More Brazil () is a political party in formation, founded on 26 October 2022 by the fusion of Patriota and the Brazilian Labour Party (PTB). Both parties didn't reach the electoral threshold in the 2022 general election. Consequently, they would not have access to resources of the partisan budget nor the right of political propaganda in radio and television.

With the fusion, the valid votes of both parties are summed up and the new organization is considered as a party which reached the electoral threshold. The fusion awaits decision of the Superior Electoral Court.

History
Since the 2018 general election, a progressive electoral threshold was established for Brazilian political parties to have access to public partisan budget and propaganda in radio and television.

This year, Patriota didn't reach the minimum percentage. Consequently, the party merged with the Progressive Republican Party (PRP).

In 2022, both Patriota and PTB didn't reach the threshold. As a result, the parties began rounds of negotiation for a fusion.

On 24 October 2022, PTB Honour President, Roberto Jefferson, was arrested after disobeying measures of his home arrest imposed by the Supreme Federal Court. In the occasion, Jefferson shot at a Federal Police car.

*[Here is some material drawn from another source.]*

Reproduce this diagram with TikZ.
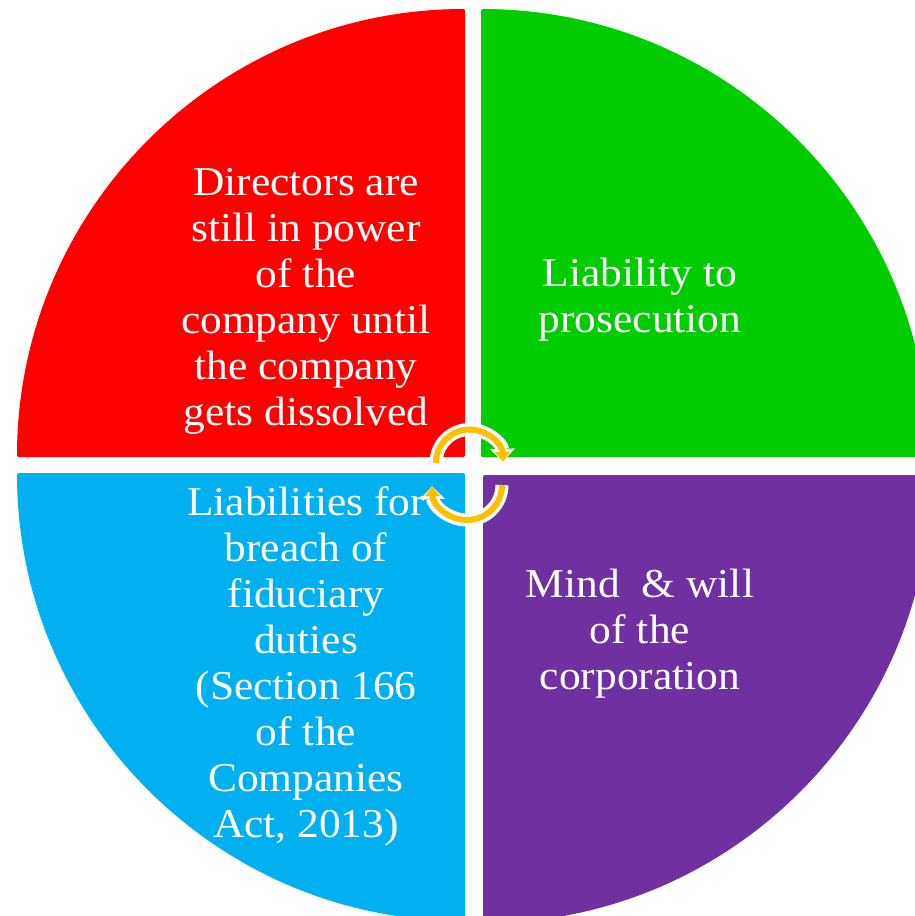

On 26 October 2022, the fusion was approved by both parties national conventions, having as a requirement the ban on Jefferson and Eduardo Cunha in the new party. It was decided that the new party would be called More Brazil and will use the number 25, previously used by the defunct Democrats (DEM), which fused with the Social Liberal Party (PSL) in 2021 to form the Brazil Union.

Ideology
The parties in process of fusion to form More Brazil, PTB and Patriota, are conservative and nationalist parties, even having integralist factions with the arrival of some members of the PTB Brazilian Integralist Front.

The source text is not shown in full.